It’s Not the House, It’s the Heart

February 28, 2022

We said goodbye to our sweet little house in the big woods quite awhile ago, and have been happily living in…an RV. (Well, I prefer to call it a tiny home.) I still can hardly wrap my mind around it.

Brian and I were sitting together on the staircase of our home about a year ago. “I have a crazy idea.” He said, “But I think it’s a good one.” Uh-oh.

Something about selling our home while the market is hot, making a good profit, and sacrificing a bit living in an RV while we wait for the perfect piece of property.

I mean, you have to admit it was a good idea, but at the time, I thought. “That will never happen. There’s nothing to worry about.”

But I did start to get worried when January came, and the man started fixing up the house like a mad man.

“This is not happening. We are going to fix up the house, and then stay here.”

“Lord, please change this man’s mind. PLEEEEEAAAASE!”

And then we met with the realtor.

“Lord, if this is not supposed to happen, don’t let it happen.”

And then the first buyers backed out.

“See! It’s not supposed to happen. Lord, please change Brian’s mind!”

And then the house went back on the market.

“Lord, please don’t let it go through!”

And then it went through.

Oh, this battle! I hate it! I want to 100% back my up husband, but I DO NOT want to leave our sweet little home with so many special memories, and I certainly DO NOT want to live in a camper for who knows how long.

I love my husband….so so much. I know he wants what is best for our family. But, I mean, REALLY, is purposely putting yourself in a weird (dare I say even awkward) situation…is that what is best for us.
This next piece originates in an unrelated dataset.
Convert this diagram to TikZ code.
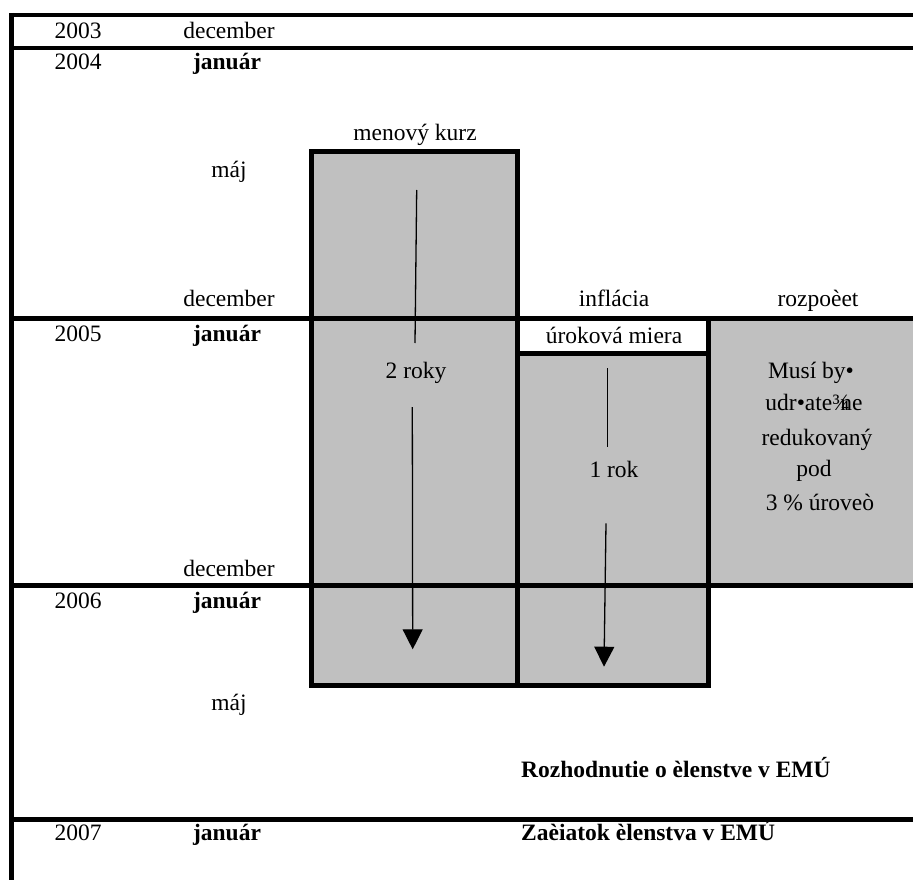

REALLY?!

What do you do when you love your husband so, but you really, really, REALLY disagree with him? Well, I can tell you what I did. I started out by praying that God would change HIS mind. I tried to convince the Lord that this is such a horrible idea. I’m not doing it. The end.

Ha! I quickly realized that maybe MY mind was the one that needed changing. Instead of praying, “Lord, change HIM, or change HER,” when we have a problem with someone, we really should pray, “Lord, change ME.”

And you know what? He did. God changed my heart. He changed my attitude. He changed my mind. He pointed out some really ugly spots in my heart that I had not dealt with. He showed me my pride and my selfishness.

And ultimately, He pointed out that our dwelling place here on this earth DOES. NOT. MATTER. What does matter is that whether that dwelling place be a huge mansion in Hollywood or a tiny hut in Africa, it should be pointing the people inside of it to Jesus.

Lord, let this tiny little home, where my hands hit the ceiling in the shower, where I can only bake 6 cookies at a time in the oven, where my kitchen is my living room, and my living room is my dining room, where everything takes longer and is more inconvenient…let this be a little bit of heaven on earth.

Because it’s not the HOUSE, it’s the HEART, and it’s not the AESTHETICS, it’s the ATTITUDE.